== STATED EXERCISE ==
The line holding "from matplotlib.path import Path" is the last one to output; start at the first line of the data, keep every line in between exactly, and leave out pictures.

== RAW DATA ==
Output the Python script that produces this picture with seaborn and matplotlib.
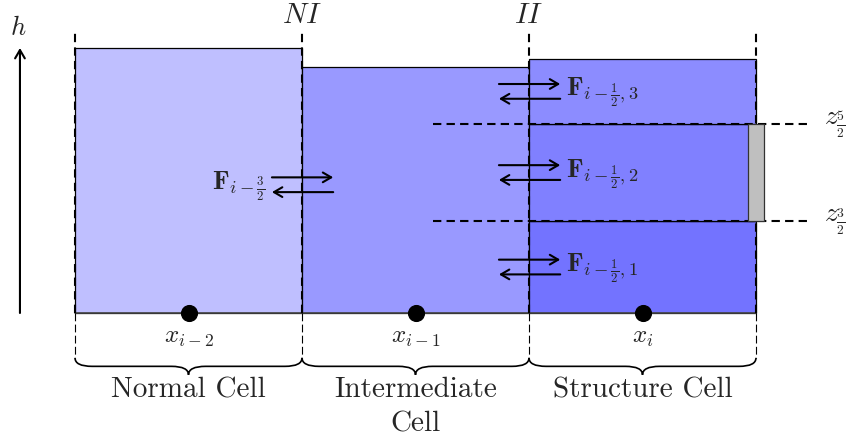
import numpy as np
import matplotlib.pyplot as plt
import seaborn as sns
from matplotlib.patches import Rectangle, PathPatch
from matplotlib.path import Path

sns.set_style("white")
plt.rcParams["mathtext.fontset"] = "cm"

# diagram data (units: cell width = 4)
cell_edges = [0, 4, 8, 12]
cell_heights = [4.67, 4.33, 4.48]
cell_colors = ["#bfbfff", "#9999ff", None]
cell_names = ["Normal Cell", "Intermediate\nCell", "Structure Cell"]
node_x = [2, 6, 10]
node_labels = [r"$x_{i-2}$", r"$x_{i-1}$", r"$x_{i}$"]
interface_labels = [r"$NI$", r"$II$"]

# structure cell layers
layer_z = [0, 1.62, 3.33, 4.48]
layer_colors = ["#7373ff", "#8080ff", "#8c8cff"]
layer_flux = [r"$\mathbf{F}_{i-\frac{1}{2},1}$", r"$\mathbf{F}_{i-\frac{1}{2},2}$",
              r"$\mathbf{F}_{i-\frac{1}{2},3}$"]
z_labels = [r"$z_{\frac{3}{2}}$", r"$z_{\frac{5}{2}}$"]
flux_ni = r"$\mathbf{F}_{i-\frac{3}{2}}$"

u = 56.75  # pixels per unit
fig = plt.figure(figsize=(8.55, 4.47), dpi=100)
ax = fig.add_axes([0, 0, 1, 1])
ax.set_xlim(-75 / u, (855 - 75) / u)
ax.set_ylim(-(447 - 313) / u, 313 / u)
ax.axis("off")

# cells
for i in range(2):
    ax.add_patch(Rectangle((cell_edges[i], 0), cell_edges[i + 1] - cell_edges[i], cell_heights[i],
                           facecolor=cell_colors[i], edgecolor="black", lw=0.9, zorder=1))
for k in range(3):
    ax.add_patch(Rectangle((cell_edges[2], layer_z[k]), 4, layer_z[k + 1] - layer_z[k],
                           facecolor=layer_colors[k], edgecolor="black", lw=0.9, zorder=1))
ax.plot([cell_edges[0], cell_edges[-1]], [0, 0], color="#444444", lw=1.2, zorder=2)

# dashed interfaces
for xe in cell_edges:
    ax.plot([xe, xe], [0, 4.95], color="black", lw=1.5, ls=(0, (4, 2.5)), zorder=4)
    ax.plot([xe, xe], [0, -0.79], color="black", lw=0.8, ls=(0, (7, 3)), zorder=4)
for z in layer_z[1:3]:
    ax.plot([6.31, 12.92], [z, z], color="black", lw=1.5, ls=(0, (4, 2.5)), zorder=2)

# structure (gray plate)
ax.add_patch(Rectangle((cell_edges[-1] - 0.14, layer_z[1]), 0.28, layer_z[2] - layer_z[1],
                       facecolor="#bfbfbf", edgecolor="#333333", lw=0.9, zorder=5))

for xe, lab in zip(cell_edges[1:3], interface_labels):
    ax.text(xe, 5.25, lab, ha="center", va="center", fontsize=21)

# nodes
sns.scatterplot(x=node_x, y=[0] * 3, s=130, color="black", edgecolor="black", ax=ax, zorder=5)
for xn, lab in zip(node_x, node_labels):
    ax.text(xn, -0.42, lab, ha="center", va="center", fontsize=18)


def brace(x0, x1, y0, d):
    xm = (x0 + x1) / 2
    q = 0.3
    verts = [(x0, y0), (x0, y0 - d / 2), (x0 + q, y0 - d / 2),
             (xm - q, y0 - d / 2), (xm, y0 - d / 2), (xm, y0 - d),
             (xm, y0 - d / 2), (xm + q, y0 - d / 2),
             (x1 - q, y0 - d / 2), (x1, y0 - d / 2), (x1, y0)]
    codes = [Path.MOVETO, Path.CURVE3, Path.CURVE3, Path.LINETO, Path.CURVE3, Path.CURVE3,
             Path.CURVE3, Path.CURVE3, Path.LINETO, Path.CURVE3, Path.CURVE3]
    ax.add_patch(PathPatch(Path(verts, codes), facecolor="none", edgecolor="black", lw=1.2))


for i, name in enumerate(cell_names):
    brace(cell_edges[i], cell_edges[i + 1], -0.79, 0.3)
    ax.text(node_x[i], -1.13, name, ha="center", va="top", fontsize=21,
            family="cmr10", linespacing=1.4)

# height axis
arrow_style = "->,head_length=0.6,head_width=0.35"
ax.annotate("", xy=(-0.97, cell_heights[0]), xytext=(-0.97, 0),
            arrowprops=dict(arrowstyle=arrow_style, lw=1.5, color="black",
                            shrinkA=0, shrinkB=0))
ax.text(-1.0, 5.02, r"$h$", ha="center", va="center", fontsize=19)


def flux_pair(x0, x1, ym):
    ax.annotate("", xy=(x1, ym + 0.13), xytext=(x0, ym + 0.13),
                arrowprops=dict(arrowstyle=arrow_style, lw=1.5,
                                color="black", shrinkA=0, shrinkB=0), zorder=6)
    ax.annotate("", xy=(x0, ym - 0.13), xytext=(x1, ym - 0.13),
                arrowprops=dict(arrowstyle=arrow_style, lw=1.5,
                                color="black", shrinkA=0, shrinkB=0), zorder=6)


flux_pair(3.47, 4.55, 2.26)
ax.text(3.36, 2.24, flux_ni, ha="right", va="center", fontsize=19)
for k in range(3):
    ym = (layer_z[k] + layer_z[k + 1]) / 2
    flux_pair(7.47, 8.55, ym)
    ax.text(8.65, ym - 0.02, layer_flux[k], ha="left", va="center", fontsize=19)

for z, lab in zip(layer_z[1:3], z_labels):
    ax.text(13.2, z - 0.02, lab, ha="left", va="center", fontsize=20)

fig.savefig("out.png", dpi=100)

== ANSWER FOR THIS EXERCISE ==
Output the Python script that produces this picture with seaborn and matplotlib.
import numpy as np
import matplotlib.pyplot as plt
import seaborn as sns
from matplotlib.patches import Rectangle, PathPatch
from matplotlib.path import Path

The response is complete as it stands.